Die zweite Generation
Kunde für den ersten Serieneinsatz war der schwedische Hersteller Volvo, der seine 240er/260er Reihe für den US-Markt mit Bosch Lambda-Sonden ausrüstete. Die Wirkung war enorm: Angesichts der geringen Schadstoffwerte, die auch zukünftigen strengeren Gesetzen standhalten würden, vereinbarte der US-Hersteller Ford mit der Robert Bosch GmbH 1977 einen Liefervertrag über drei Millionen Stück pro Jahr.

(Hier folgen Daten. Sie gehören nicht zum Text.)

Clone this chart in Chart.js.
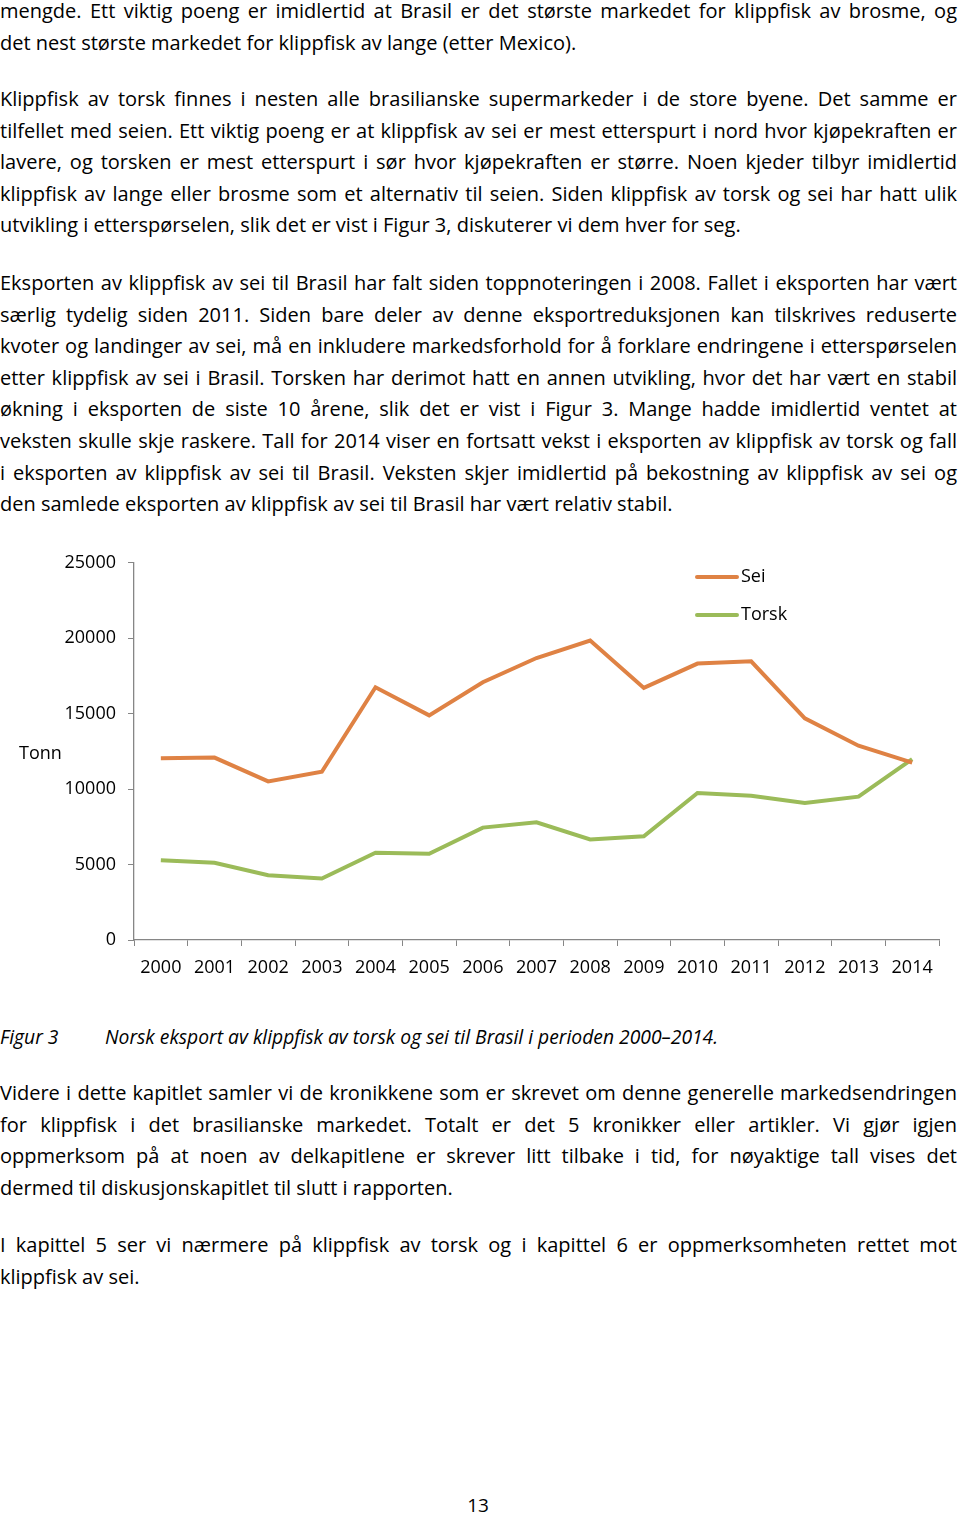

Bis 1982 wurde eine neue Variante zur Marktreife entwickelt, die einen entscheidenden Vorteil bot. Sie war beheizbar und dadurch in der Lage, bereits 30 Sekunden nach Start des kalten Motors zuverlässig zu arbeiten. Gleichzeitig verdoppelte sich ihre Standzeit durch diesen geschickten Eingriff auf rund 160 000 Kilometer. Grund für diese Verbesserung: Das Problem der Empfindlichkeit der zunächst kalten Sonde gegenüber den heißen Abgasen war entschärft, die Sonde nach der Drehung des Zündschlüssels umgehend auf 400 Grad Celsius erhitzt.
Break Even
Dank dieser Neuerung konnte Bosch seine Marktposition ausbauen. 1986 lief die 10-millionste Sonde vom Band, und man erreichte den "Break-even-Point": Die hohen Investitionen der frühen Jahre hatten sich endlich rentiert. Im Januar 1993 konnte bei Bosch die 50-millionste Lambda-Sonde gefeiert werden. Im Mai 2008 war es die 500millionste, und 2016 die Nummer 1.000.000.000.